The validity and weight of these considerations, and whether they provide a defence or defences to landlords, will be tested in the fullness of time.
The resolution of some issues will also depend on the particular circumstances of the landlord and the tenant.
Tenants and their lawyers considering making a claim for the recovery of outgoings paid, and landlords and their lawyers facing those claims, should consider obtaining specialist advice.
Status of the opinion
There has also been recent discussion of the extent to which the President’s opinion creates a binding precedent.
While it does not create a binding precedent in the strict sense, it effectively has the status of a Supreme Court decision for most purposes because:
it is the decision of a Justice of the Supreme Court and President of VCAT exercising statutory power in a case argued by counsel, including two contradictors;
the opinion vindicates the decisions of Deputy President Macnamara in Chen v Panmure and Café Dansk and Senior Member Riegler in McIntyre v Kucminska;
the President refers to providing an ‘answer to the questions definitively’ (at ), so did not view the opinion as a mere guideline;
the decision in relation to the recovery of s 52(2) costs is broadly similar to the published views of Croft J that were followed in Chen v Panmure; and
consequently, it is likely to be followed by VCAT members at first instance and a Judge hearing an appeal is likely to view the opinion as persuasive.

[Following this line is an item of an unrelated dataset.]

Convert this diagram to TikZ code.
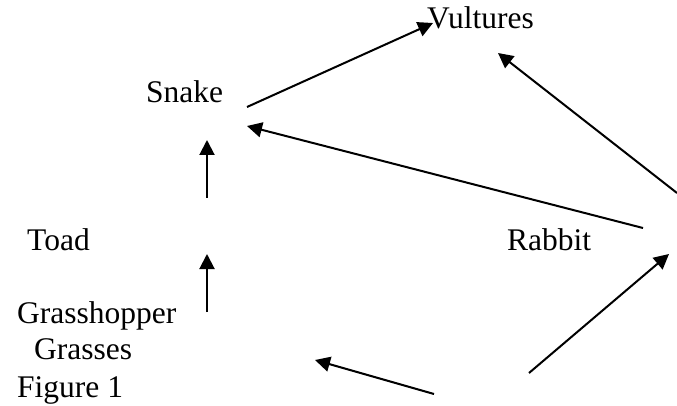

A Judge on appeal is not strictly bound by the decision of another single Judge in any event, so the opinion should be treated as having the same standing as a decision from a single Judge in the Supreme Court.
Implications for renegotiating leases and for valuers determining rent
The parties should approach their negotiations on the footing that s 52 RLA 2003 costs and the costs of ESMs and other requirements of the Building Act and regulations are not recoverable and set the rent accordingly.
If they cannot agree, the valuer reviewing the rent should consider whether the rent should be ‘grossed up‘ on the assumption that compliance costs cannot be recovered.
Other obligations under the Building Act and Regulations
It is also important to remember that s 251 of the Building Act applies to all obligations placed on the owner under the Building Act or the Regulations.
Although the President’s opinion does not address this directly, the prohibition on recovery may extend to the cost of compliance with a Building Order or Building Notice.